The problem:
Your task is to copy the stretch of lines in the records below that begins with the line containing "Reproduce this chart" and ends with the line containing "0.005, 0, 0];", exactly as written, with nothing added.

Records from a data source:

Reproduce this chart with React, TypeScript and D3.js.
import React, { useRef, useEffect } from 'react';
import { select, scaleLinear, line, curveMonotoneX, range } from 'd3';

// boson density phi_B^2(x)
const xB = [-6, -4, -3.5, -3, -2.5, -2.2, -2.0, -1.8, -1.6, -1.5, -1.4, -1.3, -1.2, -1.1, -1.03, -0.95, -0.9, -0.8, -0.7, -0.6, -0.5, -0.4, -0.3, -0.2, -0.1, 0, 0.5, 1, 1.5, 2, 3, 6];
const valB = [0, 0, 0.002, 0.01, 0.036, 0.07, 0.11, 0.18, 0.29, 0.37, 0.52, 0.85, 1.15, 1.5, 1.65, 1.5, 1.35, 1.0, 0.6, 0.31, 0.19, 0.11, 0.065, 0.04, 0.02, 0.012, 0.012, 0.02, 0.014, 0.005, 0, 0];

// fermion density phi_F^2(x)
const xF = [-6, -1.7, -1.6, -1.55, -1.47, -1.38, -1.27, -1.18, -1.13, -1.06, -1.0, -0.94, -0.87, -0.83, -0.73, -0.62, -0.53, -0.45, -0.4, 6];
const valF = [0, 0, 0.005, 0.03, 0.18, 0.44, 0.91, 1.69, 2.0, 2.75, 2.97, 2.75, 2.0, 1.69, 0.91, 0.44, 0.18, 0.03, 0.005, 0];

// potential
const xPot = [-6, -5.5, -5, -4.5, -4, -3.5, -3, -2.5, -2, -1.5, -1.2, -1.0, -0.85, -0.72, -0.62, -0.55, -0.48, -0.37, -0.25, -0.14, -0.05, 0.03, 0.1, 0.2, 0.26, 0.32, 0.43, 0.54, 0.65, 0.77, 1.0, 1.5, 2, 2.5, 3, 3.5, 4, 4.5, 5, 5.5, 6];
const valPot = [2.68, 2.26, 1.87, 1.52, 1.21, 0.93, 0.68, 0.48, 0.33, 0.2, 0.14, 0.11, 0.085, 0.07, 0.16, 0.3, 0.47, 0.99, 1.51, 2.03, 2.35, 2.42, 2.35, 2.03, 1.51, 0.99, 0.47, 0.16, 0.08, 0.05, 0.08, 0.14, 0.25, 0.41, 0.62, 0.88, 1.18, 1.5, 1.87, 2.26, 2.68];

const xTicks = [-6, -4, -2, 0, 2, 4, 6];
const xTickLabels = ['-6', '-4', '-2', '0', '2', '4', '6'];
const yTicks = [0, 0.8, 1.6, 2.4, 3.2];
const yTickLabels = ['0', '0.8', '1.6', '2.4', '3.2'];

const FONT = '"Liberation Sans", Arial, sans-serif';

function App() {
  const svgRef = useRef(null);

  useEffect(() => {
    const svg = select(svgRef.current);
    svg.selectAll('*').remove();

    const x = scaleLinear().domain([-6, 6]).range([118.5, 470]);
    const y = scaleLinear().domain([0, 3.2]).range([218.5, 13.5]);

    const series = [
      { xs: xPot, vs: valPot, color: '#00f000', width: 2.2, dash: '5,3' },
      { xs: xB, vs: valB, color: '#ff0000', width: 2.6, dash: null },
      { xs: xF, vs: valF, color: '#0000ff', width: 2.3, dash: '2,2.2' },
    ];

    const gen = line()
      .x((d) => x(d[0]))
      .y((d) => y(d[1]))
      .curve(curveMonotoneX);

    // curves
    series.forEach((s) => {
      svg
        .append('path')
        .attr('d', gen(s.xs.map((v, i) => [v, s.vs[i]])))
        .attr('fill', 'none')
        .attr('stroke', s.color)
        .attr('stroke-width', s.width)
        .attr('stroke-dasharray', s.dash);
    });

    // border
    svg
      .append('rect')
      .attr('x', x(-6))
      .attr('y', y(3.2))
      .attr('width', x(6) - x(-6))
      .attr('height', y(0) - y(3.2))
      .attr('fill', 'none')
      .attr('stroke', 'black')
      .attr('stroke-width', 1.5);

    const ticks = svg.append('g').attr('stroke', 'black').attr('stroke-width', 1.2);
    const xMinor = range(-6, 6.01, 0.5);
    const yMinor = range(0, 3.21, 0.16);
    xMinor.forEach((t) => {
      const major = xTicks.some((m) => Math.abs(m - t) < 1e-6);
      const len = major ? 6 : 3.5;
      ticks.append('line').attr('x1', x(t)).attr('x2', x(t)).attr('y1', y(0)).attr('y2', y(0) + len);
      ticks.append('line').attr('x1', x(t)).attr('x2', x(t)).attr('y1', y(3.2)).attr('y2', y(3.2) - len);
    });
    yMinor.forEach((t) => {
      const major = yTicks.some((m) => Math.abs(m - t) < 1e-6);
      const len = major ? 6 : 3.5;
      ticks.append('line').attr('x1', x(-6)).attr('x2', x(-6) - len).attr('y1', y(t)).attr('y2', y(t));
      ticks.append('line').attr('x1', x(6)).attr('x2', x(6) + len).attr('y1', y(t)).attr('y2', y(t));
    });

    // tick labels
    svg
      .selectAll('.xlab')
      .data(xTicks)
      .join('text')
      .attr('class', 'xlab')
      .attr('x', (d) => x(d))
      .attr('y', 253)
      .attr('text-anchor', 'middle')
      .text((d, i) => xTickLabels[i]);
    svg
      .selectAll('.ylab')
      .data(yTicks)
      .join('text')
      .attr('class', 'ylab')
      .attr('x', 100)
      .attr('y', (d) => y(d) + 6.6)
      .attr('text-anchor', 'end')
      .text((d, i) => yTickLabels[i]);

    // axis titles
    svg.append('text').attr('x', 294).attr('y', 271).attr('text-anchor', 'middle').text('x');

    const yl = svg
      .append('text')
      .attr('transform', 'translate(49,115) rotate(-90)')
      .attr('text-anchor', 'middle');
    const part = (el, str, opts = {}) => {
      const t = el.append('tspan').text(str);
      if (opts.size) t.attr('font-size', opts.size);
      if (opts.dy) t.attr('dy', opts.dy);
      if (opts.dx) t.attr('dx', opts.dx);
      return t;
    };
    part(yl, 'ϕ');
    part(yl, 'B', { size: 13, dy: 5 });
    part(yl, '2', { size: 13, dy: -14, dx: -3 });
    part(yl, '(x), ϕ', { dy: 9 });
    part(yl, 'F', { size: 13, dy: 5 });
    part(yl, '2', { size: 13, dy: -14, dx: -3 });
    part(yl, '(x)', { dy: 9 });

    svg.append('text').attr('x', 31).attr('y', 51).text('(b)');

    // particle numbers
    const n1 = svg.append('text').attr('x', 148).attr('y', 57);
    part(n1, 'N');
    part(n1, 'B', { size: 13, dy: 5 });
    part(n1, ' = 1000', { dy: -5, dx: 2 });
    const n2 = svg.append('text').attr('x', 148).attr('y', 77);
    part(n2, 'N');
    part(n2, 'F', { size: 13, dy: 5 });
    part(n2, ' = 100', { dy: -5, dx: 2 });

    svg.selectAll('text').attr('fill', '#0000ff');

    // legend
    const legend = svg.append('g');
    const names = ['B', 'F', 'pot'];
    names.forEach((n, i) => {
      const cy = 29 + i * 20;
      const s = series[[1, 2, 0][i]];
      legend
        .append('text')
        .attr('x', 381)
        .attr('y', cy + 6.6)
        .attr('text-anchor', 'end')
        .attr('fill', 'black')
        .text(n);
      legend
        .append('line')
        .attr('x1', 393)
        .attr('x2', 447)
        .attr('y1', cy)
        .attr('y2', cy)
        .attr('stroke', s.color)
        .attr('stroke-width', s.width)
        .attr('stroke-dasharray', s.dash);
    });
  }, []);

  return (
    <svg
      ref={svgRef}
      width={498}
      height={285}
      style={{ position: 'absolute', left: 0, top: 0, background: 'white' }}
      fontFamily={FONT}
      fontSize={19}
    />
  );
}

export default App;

--

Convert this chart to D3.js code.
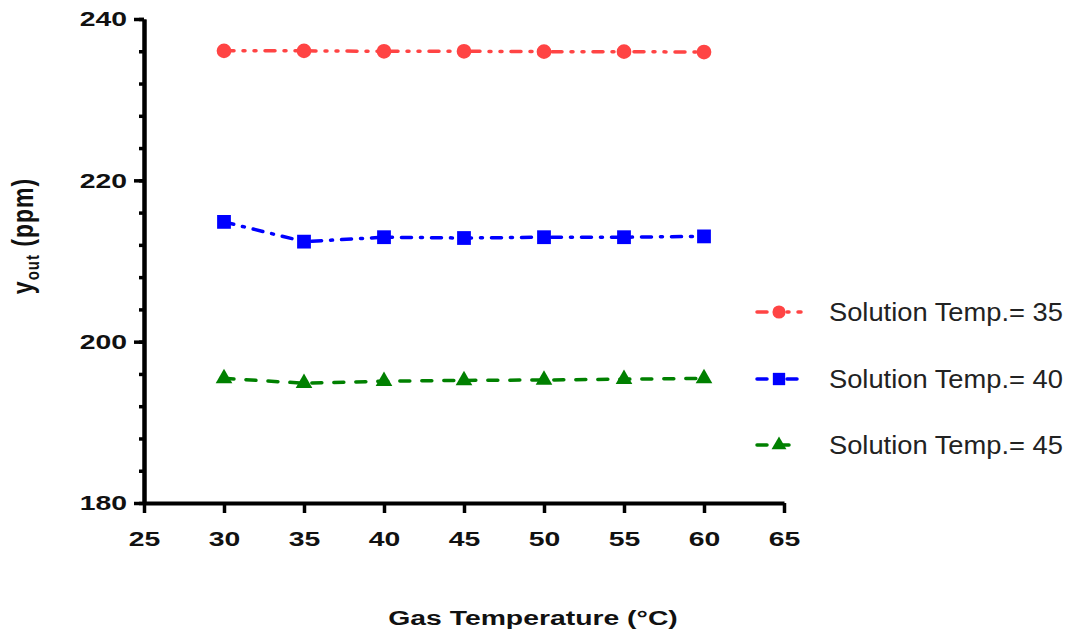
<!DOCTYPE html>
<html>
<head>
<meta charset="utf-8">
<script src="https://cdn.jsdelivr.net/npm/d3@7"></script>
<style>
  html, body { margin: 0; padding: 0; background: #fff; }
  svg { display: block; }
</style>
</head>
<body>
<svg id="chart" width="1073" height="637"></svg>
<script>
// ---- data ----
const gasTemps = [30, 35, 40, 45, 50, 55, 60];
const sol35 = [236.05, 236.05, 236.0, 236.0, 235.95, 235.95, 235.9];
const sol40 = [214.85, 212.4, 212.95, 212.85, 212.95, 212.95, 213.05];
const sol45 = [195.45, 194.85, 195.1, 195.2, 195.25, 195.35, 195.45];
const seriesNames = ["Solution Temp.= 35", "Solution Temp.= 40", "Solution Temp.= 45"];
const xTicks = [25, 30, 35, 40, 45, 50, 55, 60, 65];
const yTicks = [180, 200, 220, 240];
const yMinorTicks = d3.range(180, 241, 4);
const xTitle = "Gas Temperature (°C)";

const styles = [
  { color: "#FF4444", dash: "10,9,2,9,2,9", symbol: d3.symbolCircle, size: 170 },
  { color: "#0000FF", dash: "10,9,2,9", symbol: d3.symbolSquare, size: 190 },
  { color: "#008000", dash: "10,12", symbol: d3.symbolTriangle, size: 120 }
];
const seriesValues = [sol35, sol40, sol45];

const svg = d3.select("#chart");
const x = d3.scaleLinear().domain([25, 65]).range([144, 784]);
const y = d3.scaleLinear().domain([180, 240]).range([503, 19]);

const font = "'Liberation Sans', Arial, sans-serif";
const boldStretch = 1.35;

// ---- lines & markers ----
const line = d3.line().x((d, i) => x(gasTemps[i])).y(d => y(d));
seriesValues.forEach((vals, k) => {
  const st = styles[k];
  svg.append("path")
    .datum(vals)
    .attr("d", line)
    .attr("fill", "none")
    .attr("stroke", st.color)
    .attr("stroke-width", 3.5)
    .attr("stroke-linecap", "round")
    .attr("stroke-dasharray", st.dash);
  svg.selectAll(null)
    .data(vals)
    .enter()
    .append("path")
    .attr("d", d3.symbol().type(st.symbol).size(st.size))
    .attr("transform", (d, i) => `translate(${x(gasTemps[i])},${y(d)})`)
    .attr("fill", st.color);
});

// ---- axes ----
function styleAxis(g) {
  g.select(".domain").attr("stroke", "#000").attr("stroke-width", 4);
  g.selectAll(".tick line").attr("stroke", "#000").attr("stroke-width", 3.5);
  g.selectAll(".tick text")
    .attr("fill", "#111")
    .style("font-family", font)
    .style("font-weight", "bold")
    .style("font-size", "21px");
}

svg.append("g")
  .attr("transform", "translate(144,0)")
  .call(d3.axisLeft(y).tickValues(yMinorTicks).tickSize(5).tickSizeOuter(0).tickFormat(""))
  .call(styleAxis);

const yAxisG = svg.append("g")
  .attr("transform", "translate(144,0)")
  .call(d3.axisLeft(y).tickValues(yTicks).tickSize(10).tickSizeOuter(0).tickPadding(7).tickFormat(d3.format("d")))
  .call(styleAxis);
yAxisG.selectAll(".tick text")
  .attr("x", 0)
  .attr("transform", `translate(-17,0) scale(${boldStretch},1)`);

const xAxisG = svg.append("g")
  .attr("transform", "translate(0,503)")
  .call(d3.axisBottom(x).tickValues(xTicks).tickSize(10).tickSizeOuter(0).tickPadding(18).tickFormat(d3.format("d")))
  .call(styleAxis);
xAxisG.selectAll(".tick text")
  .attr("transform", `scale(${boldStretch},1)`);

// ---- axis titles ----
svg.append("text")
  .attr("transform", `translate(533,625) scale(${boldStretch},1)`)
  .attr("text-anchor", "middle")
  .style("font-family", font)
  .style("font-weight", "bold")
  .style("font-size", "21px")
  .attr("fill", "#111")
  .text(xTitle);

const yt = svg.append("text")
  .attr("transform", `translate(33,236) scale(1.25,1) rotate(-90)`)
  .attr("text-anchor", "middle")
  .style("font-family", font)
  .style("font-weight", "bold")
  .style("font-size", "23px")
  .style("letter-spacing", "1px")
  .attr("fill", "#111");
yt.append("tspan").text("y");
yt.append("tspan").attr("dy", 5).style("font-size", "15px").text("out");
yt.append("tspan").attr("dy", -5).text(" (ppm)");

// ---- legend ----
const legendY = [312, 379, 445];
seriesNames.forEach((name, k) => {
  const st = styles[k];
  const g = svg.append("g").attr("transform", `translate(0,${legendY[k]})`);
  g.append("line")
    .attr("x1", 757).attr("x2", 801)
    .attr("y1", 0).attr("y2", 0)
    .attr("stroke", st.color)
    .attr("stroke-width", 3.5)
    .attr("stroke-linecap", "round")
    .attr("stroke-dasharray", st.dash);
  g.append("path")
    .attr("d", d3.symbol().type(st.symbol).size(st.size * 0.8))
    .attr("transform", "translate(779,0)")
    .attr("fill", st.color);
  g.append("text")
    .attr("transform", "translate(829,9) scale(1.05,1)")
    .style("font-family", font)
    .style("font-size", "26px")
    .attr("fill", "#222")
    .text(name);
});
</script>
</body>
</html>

Task answer:
Reproduce this chart with React, TypeScript and D3.js.
import React, { useRef, useEffect } from 'react';
import { select, scaleLinear, line, curveMonotoneX, range } from 'd3';

// boson density phi_B^2(x)
const xB = [-6, -4, -3.5, -3, -2.5, -2.2, -2.0, -1.8, -1.6, -1.5, -1.4, -1.3, -1.2, -1.1, -1.03, -0.95, -0.9, -0.8, -0.7, -0.6, -0.5, -0.4, -0.3, -0.2, -0.1, 0, 0.5, 1, 1.5, 2, 3, 6];
const valB = [0, 0, 0.002, 0.01, 0.036, 0.07, 0.11, 0.18, 0.29, 0.37, 0.52, 0.85, 1.15, 1.5, 1.65, 1.5, 1.35, 1.0, 0.6, 0.31, 0.19, 0.11, 0.065, 0.04, 0.02, 0.012, 0.012, 0.02, 0.014, 0.005, 0, 0];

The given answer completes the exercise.